++++ INFORMATION SUPPLIED
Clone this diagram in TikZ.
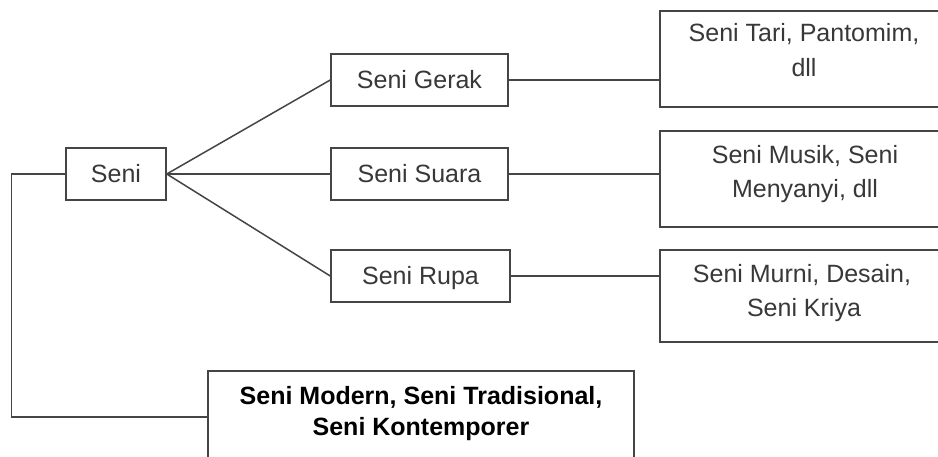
\documentclass[tikz,border=0pt]{standalone}
\usepackage{fontspec}
\setmainfont{Liberation Sans}
\definecolor{ln}{HTML}{454545}
\definecolor{tx}{HTML}{383838}
\begin{document}
\begin{tikzpicture}[x=1pt,y=-1pt,
  box/.style={draw=ln, line width=1.5pt, inner sep=0pt, text=tx,
    font=\fontsize{25}{30}\selectfont, text height=17pt, text depth=1pt},
  bigbox/.style={draw=ln, line width=1.5pt, inner sep=0pt},
  lbl/.style={text=tx, font=\fontsize{25}{30}\selectfont, inner sep=0pt, anchor=base},
  blbl/.style={text=black, font=\bfseries\fontsize{25}{30}\selectfont, inner sep=0pt, anchor=base},
  conn/.style={draw=ln, line width=1.5pt}]
\clip (0,0) rectangle (938,456);
\fill[white] (0,0) rectangle (938,456);
% level 1
\node[box, minimum width=100pt, minimum height=52pt] (seni) at (116,174) {Seni};
% level 2
\node[box, minimum width=177pt, minimum height=52pt] (gerak) at (419.5,80) {Seni Gerak};
\node[box, minimum width=177pt, minimum height=52pt] (suara) at (419.5,174) {Seni Suara};
\node[box, minimum width=179pt, minimum height=52pt] (rupa) at (420.5,276) {Seni Rupa};
% level 3 boxes (cut by the right edge)
\node[bigbox, minimum width=290pt, minimum height=96pt] (r1) at (805,59) {};
\node[bigbox, minimum width=290pt, minimum height=96pt] (r2) at (805,179) {};
\node[bigbox, minimum width=290pt, minimum height=92pt] (r3) at (805,296) {};
\node[lbl] (r1a) at (804,41) {Seni Tari, Pantomim,};
\node[lbl] (r1b) at (804,76) {dll};
\node[lbl] (r2a) at (805,163) {Seni Musik, Seni};
\node[lbl] (r2b) at (805,197) {Menyanyi, dll};
\node[lbl] (r3a) at (802,282) {Seni Murni, Desain,};
\node[lbl] (r3b) at (804,316) {Seni Kriya};
% bottom box (cut by the bottom edge)
\node[bigbox, minimum width=426pt, minimum height=92pt] (bot) at (421,417) {};
\node[blbl] (bota) at (421,404) {Seni Modern, Seni Tradisional,};
\node[blbl] (botb) at (421,435) {Seni Kontemporer};
% connectors
\draw[conn] (seni.east) -- (gerak.west);
\draw[conn] (seni.east) -- (suara.west);
\draw[conn] (seni.east) -- (rupa.west);
\draw[conn] (gerak.east) -- (gerak.east -| r1.west);
\draw[conn] (suara.east) -- (suara.east -| r2.west);
\draw[conn] (rupa.east) -- (rupa.east -| r3.west);
\draw[conn] (seni.west) -- ++(-54,0) |- (bot.west);
\end{tikzpicture}
\end{document}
++++++++
* **INSTRUCTIONS FOR THE TASK**
Repeat the material above word for word, please, apart from its images.

* **OUTPUT OF THE TASK**
Clone this diagram in TikZ.
\documentclass[tikz,border=0pt]{standalone}
\usepackage{fontspec}
\setmainfont{Liberation Sans}
\definecolor{ln}{HTML}{454545}
\definecolor{tx}{HTML}{383838}
\begin{document}
\begin{tikzpicture}[x=1pt,y=-1pt,
  box/.style={draw=ln, line width=1.5pt, inner sep=0pt, text=tx,
    font=\fontsize{25}{30}\selectfont, text height=17pt, text depth=1pt},
  bigbox/.style={draw=ln, line width=1.5pt, inner sep=0pt},
  lbl/.style={text=tx, font=\fontsize{25}{30}\selectfont, inner sep=0pt, anchor=base},
  blbl/.style={text=black, font=\bfseries\fontsize{25}{30}\selectfont, inner sep=0pt, anchor=base},
  conn/.style={draw=ln, line width=1.5pt}]
\clip (0,0) rectangle (938,456);
\fill[white] (0,0) rectangle (938,456);
% level 1
\node[box, minimum width=100pt, minimum height=52pt] (seni) at (116,174) {Seni};
% level 2
\node[box, minimum width=177pt, minimum height=52pt] (gerak) at (419.5,80) {Seni Gerak};
\node[box, minimum width=177pt, minimum height=52pt] (suara) at (419.5,174) {Seni Suara};
\node[box, minimum width=179pt, minimum height=52pt] (rupa) at (420.5,276) {Seni Rupa};
% level 3 boxes (cut by the right edge)
\node[bigbox, minimum width=290pt, minimum height=96pt] (r1) at (805,59) {};
\node[bigbox, minimum width=290pt, minimum height=96pt] (r2) at (805,179) {};
\node[bigbox, minimum width=290pt, minimum height=92pt] (r3) at (805,296) {};
\node[lbl] (r1a) at (804,41) {Seni Tari, Pantomim,};
\node[lbl] (r1b) at (804,76) {dll};
\node[lbl] (r2a) at (805,163) {Seni Musik, Seni};
\node[lbl] (r2b) at (805,197) {Menyanyi, dll};
\node[lbl] (r3a) at (802,282) {Seni Murni, Desain,};
\node[lbl] (r3b) at (804,316) {Seni Kriya};
% bottom box (cut by the bottom edge)
\node[bigbox, minimum width=426pt, minimum height=92pt] (bot) at (421,417) {};
\node[blbl] (bota) at (421,404) {Seni Modern, Seni Tradisional,};
\node[blbl] (botb) at (421,435) {Seni Kontemporer};
% connectors
\draw[conn] (seni.east) -- (gerak.west);
\draw[conn] (seni.east) -- (suara.west);
\draw[conn] (seni.east) -- (rupa.west);
\draw[conn] (gerak.east) -- (gerak.east -| r1.west);
\draw[conn] (suara.east) -- (suara.east -| r2.west);
\draw[conn] (rupa.east) -- (rupa.east -| r3.west);
\draw[conn] (seni.west) -- ++(-54,0) |- (bot.west);
\end{tikzpicture}
\end{document}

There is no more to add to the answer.